Iterating over the input volume makes considerably more sense to me. I tried implementing that for loop but I’m essentially getting the same error. This is the output that I am getting. I’m not sure why the code poops out on that specific iteration.

Say you want to shift two places in an input_index with every place in an output_index, say for a range of 10. What you would get is:

(deleted)

Reversely, if you want to shift one place in an output_index with every two places in
an input_index, you would get:

(deleted)

Whichever you choose you can see that there is a factor of 2 involved between
input_index and output_index as calculated using the iterator variable.

Does this help?

1 Like

It still doesn’t make any sense to me why I would loop over the output volume when I’m taking a slice of the previous A matrix.

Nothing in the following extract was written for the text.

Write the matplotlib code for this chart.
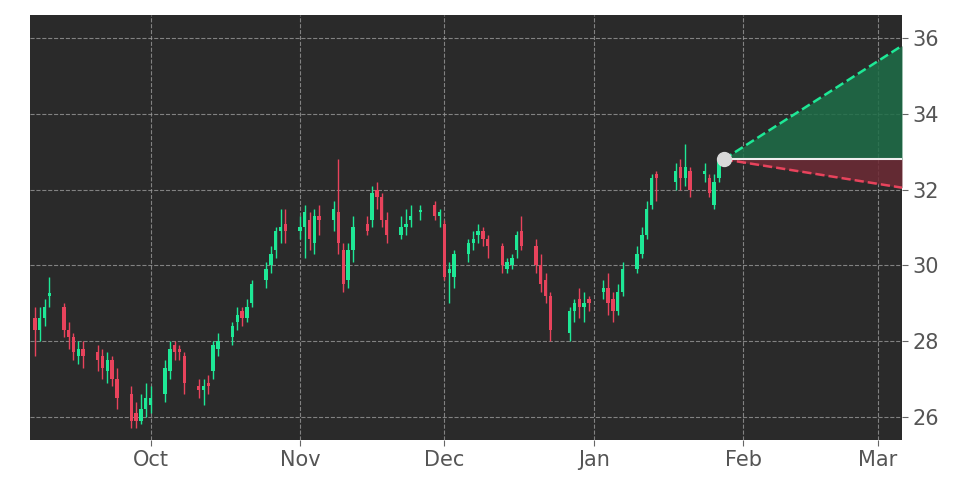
import matplotlib
matplotlib.use("Agg")
import matplotlib.pyplot as plt
import matplotlib.dates as mdates
import pandas as pd
import numpy as np

holidays = ["2021-11-25", "2021-12-24", "2022-01-17"]
dates = [d for d in pd.bdate_range("2021-09-07", "2022-01-27") if str(d.date()) not in holidays]

opens = [28.6,28.3,28.6,29.2,28.9,28.3,28.1,27.6,27.8,27.7,27.6,27.2,27.5,27.0,26.6,26.1,25.9,26.2,
         26.3,26.6,27.2,27.9,27.8,27.6,26.8,26.7,26.9,27.2,27.8,28.1,28.5,28.8,28.6,29.0,29.6,30.0,30.4,30.9,31.1,
         30.9,31.0,31.2,30.6,31.3,31.2,31.4,30.4,29.6,30.4,31.1,31.2,32.0,31.8,31.2,30.8,31.0,31.2,31.4,31.6,31.3,
         31.1,29.8,29.7,30.3,30.6,30.8,30.9,30.7,30.5,29.9,30.0,30.4,30.9,30.5,30.0,29.6,29.2,28.2,28.8,29.1,28.9,29.1,
         29.3,29.4,29.1,28.8,29.3,29.9,30.3,30.8,31.6,32.4,32.2,32.6,32.3,32.5,32.4,32.3,31.6,32.3]
closes = [28.3,28.6,28.9,29.2,28.3,28.1,27.7,27.8,27.6,27.5,27.3,27.5,27.0,26.5,25.9,25.9,26.2,26.5,
          26.5,27.3,27.8,27.7,27.7,26.9,26.7,26.8,26.8,27.9,28.0,28.4,28.7,28.6,28.9,29.5,29.9,30.3,30.9,31.0,30.9,
          31.0,31.4,30.7,31.3,31.2,31.5,30.6,29.5,30.4,31.0,30.9,31.9,31.8,31.2,30.8,31.0,31.1,31.3,31.4,31.3,31.4,
          29.7,29.9,30.3,30.6,30.7,30.9,30.7,30.5,30.0,30.1,30.2,30.8,30.5,30.0,29.5,29.2,28.3,28.8,29.0,28.9,29.0,29.0,
          29.4,29.0,28.8,29.3,29.9,30.3,30.8,31.5,32.3,32.3,32.5,32.3,32.6,32.0,32.5,31.9,32.2,32.8]
highs = [28.9,28.9,29.1,29.7,29.0,28.5,28.2,28.0,28.0,27.9,27.8,27.7,27.6,27.3,26.8,26.4,26.6,26.9,
         26.8,27.5,28.0,28.0,27.9,27.7,27.0,27.0,27.1,28.0,28.2,28.5,28.9,28.9,29.1,29.6,30.1,30.5,31.0,31.5,31.5,
         31.3,31.6,31.4,31.5,31.6,31.7,32.8,30.6,30.6,31.3,31.3,32.1,32.2,31.9,31.4,31.3,31.5,31.6,31.6,31.7,31.5,
         31.2,30.1,30.4,30.7,30.9,31.1,31.0,30.8,30.6,30.2,30.3,30.9,31.3,30.7,30.3,29.8,29.3,28.9,29.1,29.4,29.3,29.2,
         29.6,29.8,29.3,29.5,30.1,30.5,31.0,31.7,32.4,32.5,32.7,32.8,33.2,32.6,32.7,32.4,32.4,32.9]
lows = [27.6,28.0,28.4,28.9,28.1,27.8,27.5,27.4,27.3,27.2,27.0,26.9,26.8,26.2,25.7,25.7,25.8,26.0,
        26.1,26.4,27.0,27.5,27.5,26.6,26.5,26.3,26.6,27.0,27.6,27.9,28.3,28.4,28.5,28.9,29.4,29.8,30.2,30.6,30.6,
        30.7,30.2,30.4,30.3,30.8,30.9,30.3,29.3,29.4,30.1,30.8,31.0,31.5,31.0,30.6,30.7,30.8,31.0,31.2,31.2,31.0,
        29.6,29.0,29.4,30.1,30.4,30.6,30.5,30.2,29.8,29.8,29.9,30.2,30.4,29.8,29.3,29.0,28.0,28.0,28.5,28.6,28.5,28.8,
        29.1,28.7,28.5,28.7,29.2,29.8,30.2,30.7,31.5,31.7,32.0,32.0,32.1,31.8,32.2,31.8,31.5,32.2]

proj_dates = ["2022-01-28", "2022-03-06"]
proj_start = 32.8
proj_upper = 35.8
proj_lower = 32.05

GREEN = "#1ee896"
RED = "#e8435c"

fig = plt.figure(figsize=(9.72, 4.86), dpi=100)
fig.patch.set_facecolor("white")
ax = fig.add_axes([0.031, 0.095, 0.897, 0.874])
ax.set_facecolor("#2a2a2a")

x = mdates.date2num(dates)
for xi, o, c, h, l in zip(x, opens, closes, highs, lows):
    col = GREEN if c >= o else RED
    ax.vlines(xi, l, h, color=col, linewidth=1, zorder=3)
    ax.bar(xi, max(abs(c - o), 0.06), bottom=min(o, c), width=0.7, color=col, zorder=4, linewidth=0)

px = mdates.date2num(pd.to_datetime(proj_dates))
ax.fill_between(px, [proj_start, proj_start], [proj_start, proj_upper], color="#1e6e48", alpha=0.85, zorder=2, linewidth=0)
ax.fill_between(px, [proj_start, proj_start], [proj_start, proj_lower], color="#6e2a35", alpha=0.85, zorder=2, linewidth=0)
ax.plot(px, [proj_start, proj_upper], color=GREEN, linestyle="--", linewidth=1.8, zorder=5)
ax.plot(px, [proj_start, proj_lower], color=RED, linestyle="--", linewidth=1.8, zorder=5)
ax.plot(px, [proj_start, proj_start], color="#eeeeee", linewidth=1.5, zorder=5)
ax.plot(px[0], proj_start, "o", color="#d9d9d9", markersize=10, zorder=6)

ax.set_xlim(mdates.date2num(pd.Timestamp("2021-09-06")), px[1])
ax.set_ylim(25.39, 36.61)
ax.xaxis.set_major_locator(mdates.MonthLocator())
ax.xaxis.set_major_formatter(mdates.DateFormatter("%b"))
ax.set_xticks(mdates.date2num(pd.to_datetime(["2021-10-01","2021-11-01","2021-12-01","2022-01-01","2022-02-01","2022-03-01"])))
ax.set_yticks([26, 28, 30, 32, 34, 36])
ax.yaxis.tick_right()
ax.tick_params(colors="#666666", labelsize=15, length=4)
ax.tick_params(axis="y", labelcolor="#555555")
ax.tick_params(axis="x", labelcolor="#555555")
ax.grid(True, color="#999999", linestyle="--", linewidth=0.8, alpha=0.8)
for s in ax.spines.values():
    s.set_visible(False)

fig.savefig("out.png", dpi=100, facecolor=fig.get_facecolor())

Also, do you understand why I’m getting that error message, what that error message means, and why i’m getting it on a random iteration?

The error message shows that the value of w is out of bounds.

As to your question about looping over the output volume, whichever way you code it you need to perform this loop because you want to fill every cell with an activation value - that’s what the output volume is there for. You also have to loop over the input volume because this is where you get the values that you want to apply your filters to.

So you’re looping over both your input volume and your output volume as explained in the video on Strided Convolutions. With every strided step in your input volume you take one step in your output volume. So the relation is stride:1. This you have to capture in your loop.

To do this, there are two possibilities. Either you loop over the input volume using the iterator variable, while you loop over your output volume with a relationship of (deleted) inside the loop; or you loop over your output volume using the iterator variable, while you loop over your input volume with a relationship of (deleted) inside the loop. Whichever approach you take, the slices you take from the input volume are based on the loop value for the input volume - which is directly related to the loop value for the output volume.

Phrased yet another way, you can use the iterator value for the output volume and calculate the related index value for the input volume; or you can use the iterator value for the input volume and calculate the related index value for the output volume. It really doesn’t matter for the logic of the process, as long as you take the index value for the input volume to get the slice from the input volume.

So why not just loop over the output volume and use the related index value for the input volume to take a slice? This is what the suggested code proposes. If you want to do it differently you have to change the suggested code, and you still have to make sure you implement the stride correctly, take the correct slice from the input volume, and put the result in the correct cell in the output volume. This is an interesting exercise but it does not form part of the assignment, which makes it tricky for others to provide feedback for.